The first game of the day to end was the encounter between Aronian and Bluebaum, which ended in a draw. Matthias met Levon’s 1.d4 opening with the so-called Vienna – a line our commentator Jan Gustafsson is very well-versed in, having published an entire video series on this topic. What ensued was a heavy theoretical debate, where the Armenian seemed to be better prepared as his opponent spent 45 minutes on moves 15-17. However, Aronian never managed to prove any advantage and a draw was agreed on move 41. This result crowned an excellent tournament performance for Matthias Bluebaum, who finished on an impressive 50% after losing his first round game to Vitiugov. For Aronian meanwhile it was a lacklustre showing, which nevertheless saw him finish on an undefeated 5/9.
The centre stage was now cleared for the two tournament-deciding battles and the first of those to finish was the remake of the 2013 and 2014 World Championship Matches between Anand and Carlsen. Magnus made his winning intentions clear from the get-go as he met 1.e4 with the Richter-Rauzer variation of the Sicilian, which incidentally was also Caruana’s choice in the last round must-win game against Karjakin at the Moscow Candidates 2016. Despite this probably catching Vishy off-guard, Leko felt it must have been a good surprise as the Indian legend has a fantastic feel for the kind of position which appeared on the board. What ensued was ‘a really instructive, very high-class game’ (Leko’s words, once again) which eventually fizzled out into a draw on move 41. The players were in high spirits as they joined the live show to explain the finer points of their encounter and despite both being dissatisfied with their overall performance they deemed today’s effort a good and interesting game.
Once the Anand-Carlsen game had ended in a draw, the situation became even more reminiscent of the last round scenario at the recently concluded Candidates Tournament. Caruana was once again facing a Russian opponent with the black pieces (in the exact same opening nonetheless, but more about that later) and a draw was now enough for him to secure sole tournament victory.
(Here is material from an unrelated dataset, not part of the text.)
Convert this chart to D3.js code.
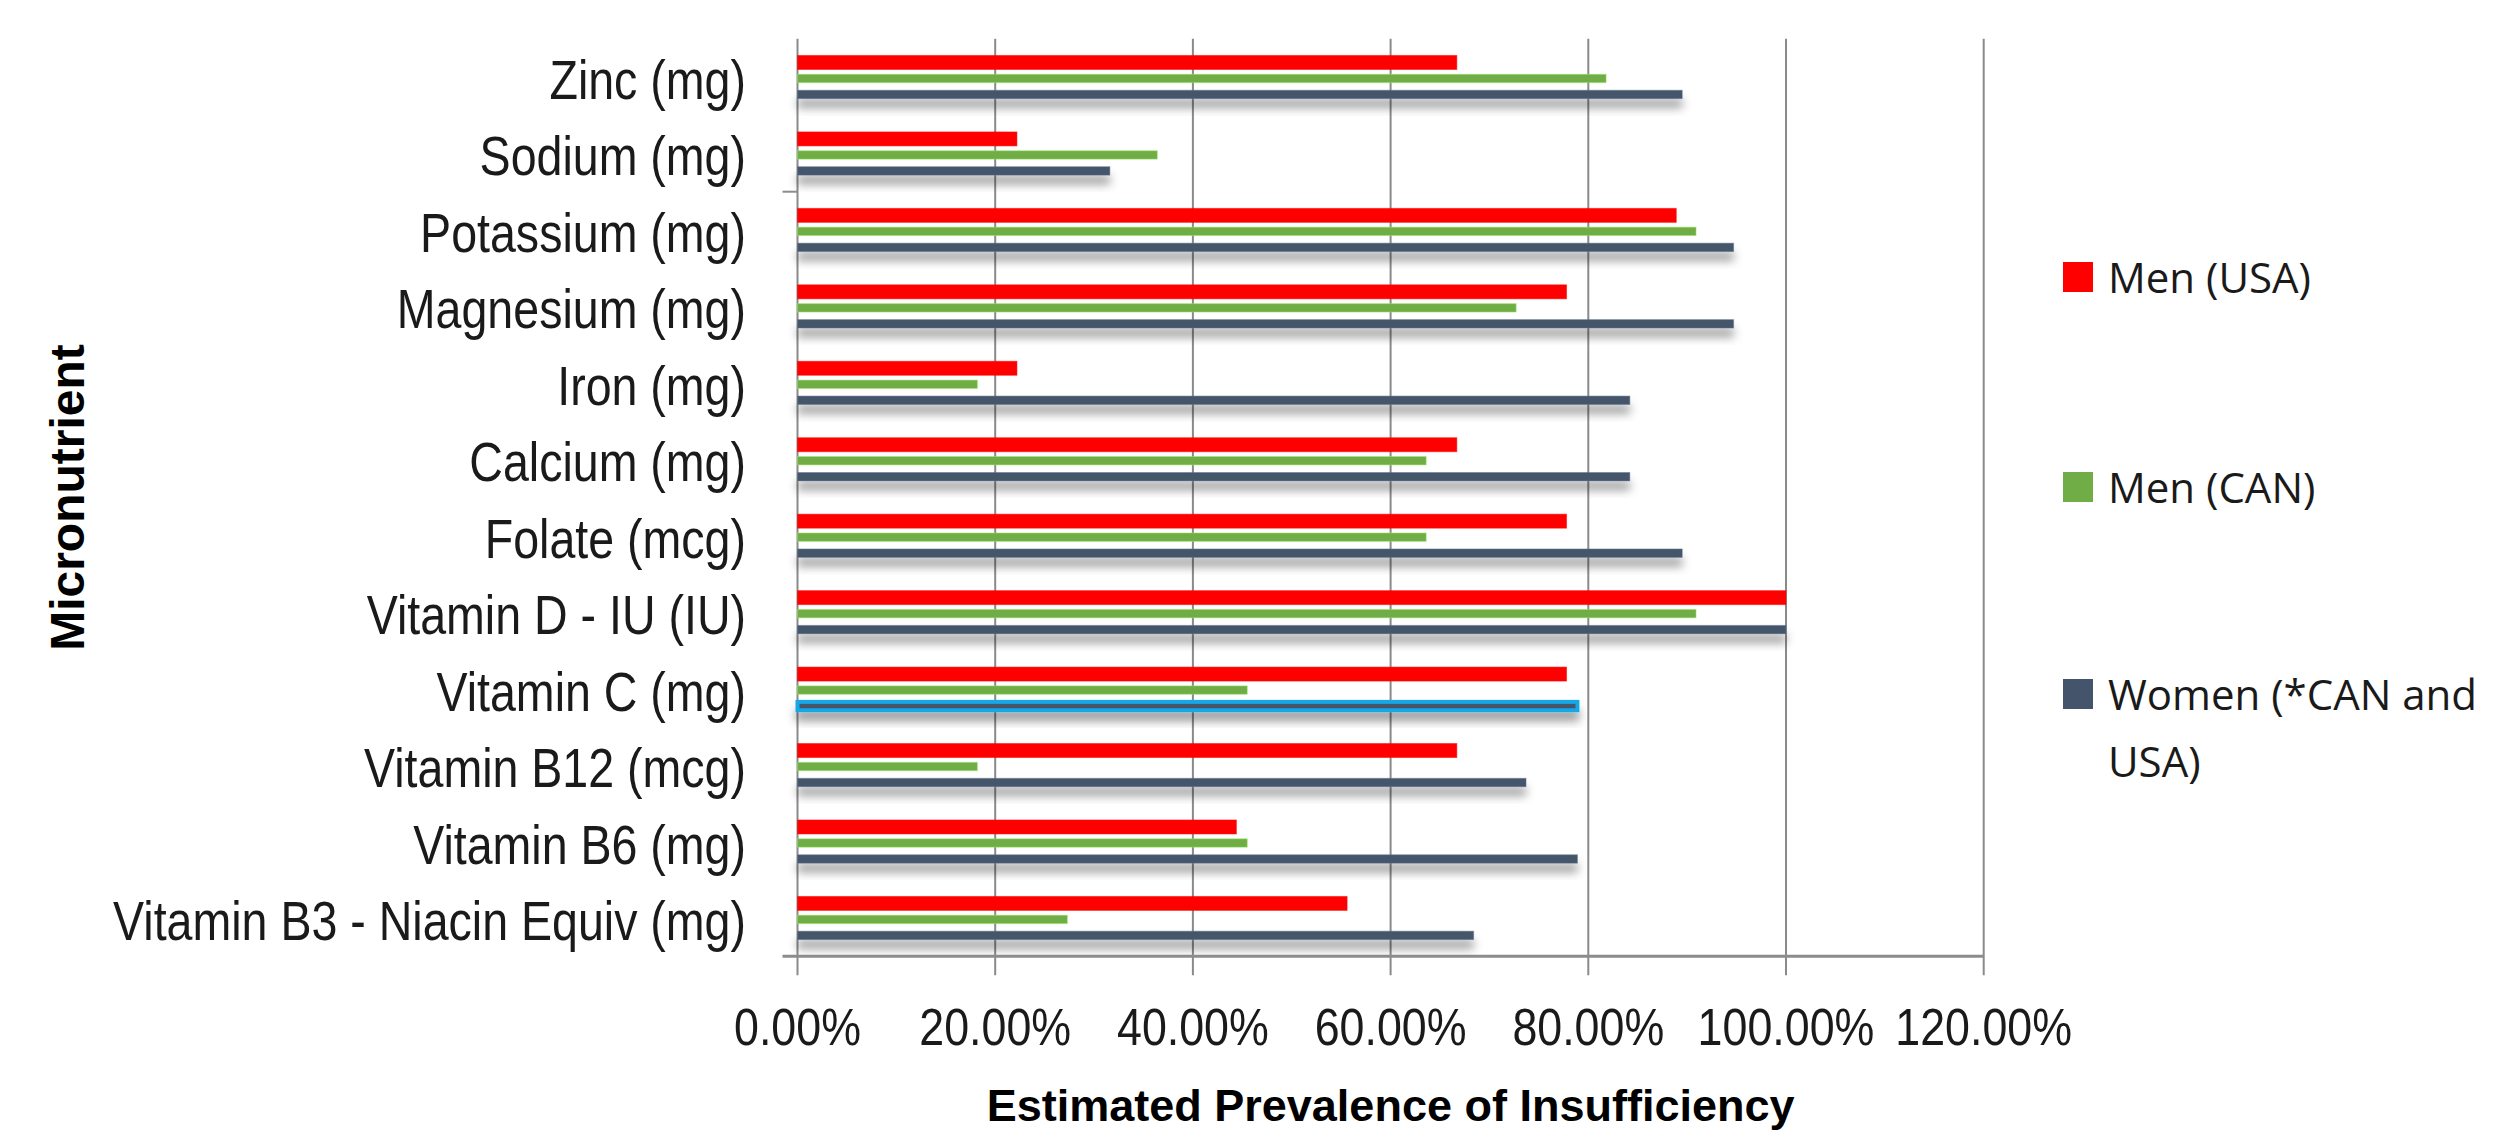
<!DOCTYPE html>
<html>
<head>
<meta charset="utf-8">
<script src="https://cdn.jsdelivr.net/npm/d3@7"></script>
<style>
  html, body { margin: 0; padding: 0; background: #fff; overflow: hidden; }
  svg { display: block; }
</style>
</head>
<body>
<svg id="chart" width="2499" height="1134"></svg>
<script>
// ---- data (Excel order: first category drawn at the bottom) ----
const categories = [
  "Vitamin B3 - Niacin Equiv (mg)",
  "Vitamin B6 (mg)",
  "Vitamin B12 (mcg)",
  "Vitamin C (mg)",
  "Vitamin D - IU (IU)",
  "Folate (mcg)",
  "Calcium (mg)",
  "Iron (mg)",
  "Magnesium (mg)",
  "Potassium (mg)",
  "Sodium (mg)",
  "Zinc (mg)"
];
const seriesNames = ["Men (USA)", "Men (CAN)", "Women (*CAN and USA)"];
const menUSA   = [55.6, 44.4, 66.7, 77.8, 100.0, 77.8, 66.7, 22.2, 77.8, 88.9, 22.2, 66.7];
const menCAN   = [27.3, 45.5, 18.2, 45.5, 90.9, 63.6, 63.6, 18.2, 72.7, 90.9, 36.4, 81.8];
const women    = [68.4, 78.9, 73.7, 78.9, 100.0, 89.5, 84.2, 84.2, 94.7, 94.7, 31.6, 89.5];
const xTicks   = [0, 20, 40, 60, 80, 100, 120];
const xTickLabels = ["0.00%", "20.00%", "40.00%", "60.00%", "80.00%", "100.00%", "120.00%"];
const highlighted = "Vitamin C (mg)"; // women bar selected (blue outline) in the original

const seriesValues = [menUSA, menCAN, women];
const colors = ["#FF0000", "#70AD47", "#44546A"];

// ---- layout ----
const svg = d3.select("#chart");
const plot = { left: 797.5, right: 1983.7, top: 38.8, bottom: 956.2 };

const x = d3.scaleLinear().domain([0, 120]).range([plot.left, plot.right]);
const y = d3.scaleBand()
  .domain(categories.slice().reverse())   // top to bottom: Zinc ... B3
  .range([plot.top, plot.bottom]);
const bw = y.bandwidth();
const sub = d3.scaleBand().domain(d3.range(3)).range([bw * 0.205, bw * 0.833]);
const thick = [14, 8.4, 8.4];

// defs: shadow
const defs = svg.append("defs");
const f = defs.append("filter").attr("id", "shadow")
  .attr("x", "-5%").attr("y", "-200%").attr("width", "110%").attr("height", "500%");
f.append("feDropShadow").attr("dx", 0).attr("dy", 9).attr("stdDeviation", 5)
  .attr("flood-color", "#000").attr("flood-opacity", 0.38);

// gridlines (including 0 line), extended below the axis as tick marks
svg.append("g").selectAll("line").data(xTicks).join("line")
  .attr("x1", d => x(d)).attr("x2", d => x(d))
  .attr("y1", plot.top).attr("y2", plot.bottom + 19)
  .attr("stroke", "#8a8a8a").attr("stroke-width", 2);

// bars
const gBars = svg.append("g");
categories.forEach((cat, ci) => {
  seriesValues.forEach((vals, si) => {
    const cy = y(cat) + sub(si) + sub.bandwidth() / 2;
    const h = thick[si];
    const isHi = (si === 2 && cat === highlighted);
    gBars.append("rect")
      .attr("x", x(0))
      .attr("y", cy - h / 2)
      .attr("width", x(vals[ci]) - x(0))
      .attr("height", h)
      .attr("fill", colors[si])
      .attr("stroke", isHi ? "#17A7E6" : d3.color(colors[si]).brighter(0.9))
      .attr("stroke-width", isHi ? 4 : 1)
      .attr("stroke-opacity", isHi ? 1 : 0.5)
      .attr("filter", si === 2 ? "url(#shadow)" : null);
  });
});

// x axis baseline
svg.append("line")
  .attr("x1", plot.left - 15).attr("x2", plot.right)
  .attr("y1", plot.bottom).attr("y2", plot.bottom)
  .attr("stroke", "#8c8c8c").attr("stroke-width", 3);
// single visible y tick (between Sodium and Potassium)
svg.append("line")
  .attr("x1", plot.left - 15).attr("x2", plot.left)
  .attr("y1", y("Sodium (mg)") + bw).attr("y2", y("Sodium (mg)") + bw)
  .attr("stroke", "#8c8c8c").attr("stroke-width", 2);

// condensed text helper (the original uses a narrow face, Calibri-like)
const baseFont = "'Liberation Sans', Arial, sans-serif";
function condensed(g, data, opts) {
  const sel = g.selectAll("text").data(data).join("text")
    .attr("text-anchor", opts.anchor)
    .attr("font-family", baseFont)
    .attr("font-size", opts.size)
    .attr("fill", "#1a1a1a")
    .text(opts.text);
  // width of the reference string at this size
  const ref = sel.filter((d, i) => i === opts.refIndex).node().getComputedTextLength();
  const sx = opts.refWidth / ref;
  sel.attr("transform", (d, i) => `translate(${opts.x(d, i)},${opts.y(d, i)}) scale(${sx},1)`);
  return sel;
}

// category labels
condensed(svg.append("g"), categories, {
  anchor: "end", size: 56, text: d => d,
  refIndex: 0, refWidth: 633,
  x: () => 746, y: d => y(d) + bw / 2 + 22
});

// x tick labels
condensed(svg.append("g"), xTicks, {
  anchor: "middle", size: 52, text: (d, i) => xTickLabels[i],
  refIndex: 0, refWidth: 127,
  x: d => x(d), y: () => 1045
});

// axis titles
svg.append("text")
  .attr("x", (plot.left + plot.right) / 2)
  .attr("y", 1121)
  .attr("text-anchor", "middle")
  .attr("font-family", baseFont)
  .attr("font-weight", "bold")
  .attr("font-size", 45)
  .attr("fill", "#000")
  .text("Estimated Prevalence of Insufficiency");

svg.append("text")
  .attr("transform", `translate(84, ${(plot.top + plot.bottom) / 2}) rotate(-90)`)
  .attr("text-anchor", "middle")
  .attr("font-family", baseFont)
  .attr("font-weight", "bold")
  .attr("font-size", 48)
  .attr("fill", "#000")
  .text("Micronutrient");

// legend
const legend = svg.append("g");
const legendY = [277, 487, 694];
seriesNames.forEach((name, i) => {
  legend.append("rect")
    .attr("x", 2063).attr("y", legendY[i] - 15)
    .attr("width", 30).attr("height", 30)
    .attr("fill", colors[i]);
  const t = legend.append("text")
    .attr("x", 2108).attr("y", legendY[i] + 16)
    .attr("font-family", "'Open Sans', sans-serif")
    .attr("font-size", 42)
    .attr("fill", "#1a1a1a");
  if (i === 2) {
    t.append("tspan").attr("x", 2108).text("Women (*CAN and");
    t.append("tspan").attr("x", 2108).attr("dy", 67).text("USA)");
  } else {
    t.text(name);
  }
});
</script>
</body>
</html>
However, by the time the World Champion and his predecessor agreed a draw Fabiano’s position was already so good that, just like in Berlin, the thought of offering a draw never crossed his mind.
The game had started in very interesting fashion as up until move 5 the players were following the last round Candidates clash between Grischuk and Caruana, but here Fabiano ‘improved’ on his 5…Nxd2 with the novelty 5…Qd7! As Fabiano smilingly explained in his interview, he had only looked at this move on the train between Berlin and Karlsruhe. It served him well though, as in his own words he got a solid positional foundation and things went smoothly after the opening phase. The American thought Vitiugov should have played c3 at some point to not allow d4 so easily and that after 27…Bc6 Black’s position was already almost impossible to hold on to. Vitiugov eventually resigned as the first time control was reached on move 40 and Caruana was the new GRENKE Chess Classic champion. Summing his tournament up, Fabiano stated that ‘it was a great tournament and at the end especially it couldn’t have gone any better’.
Despite the tournament winner and podium having been decided at this stage, Vachier-Lagrave against Meier and Hou against Naiditsch were interesting battles in their own right. In a nutshell, it was a narrow escape for both rating favourites as both Hou Yifan and Georg Meier came very close to scoring their first full point of the event but were ultimately held to draws by their respective opponents.
Thanks to his last round victory Fabiano Caruana not only became the sole winner of the GRENKE Chess Classic 2018, but he did so by leaving the rest of the field a full point behind him as he scored a magnificent 6.5/9. Magnus came sole second on 5.5, while Vitiugov, Vachier-Lagrave and Aronian shared places 3-5 with 5 points. Matthias Bluebaum took 6th place as the only player on 50%, places 7-9 were shared by Anand, Naiditsch and Hou on 3.5 and Meier came in 10th on 3/9.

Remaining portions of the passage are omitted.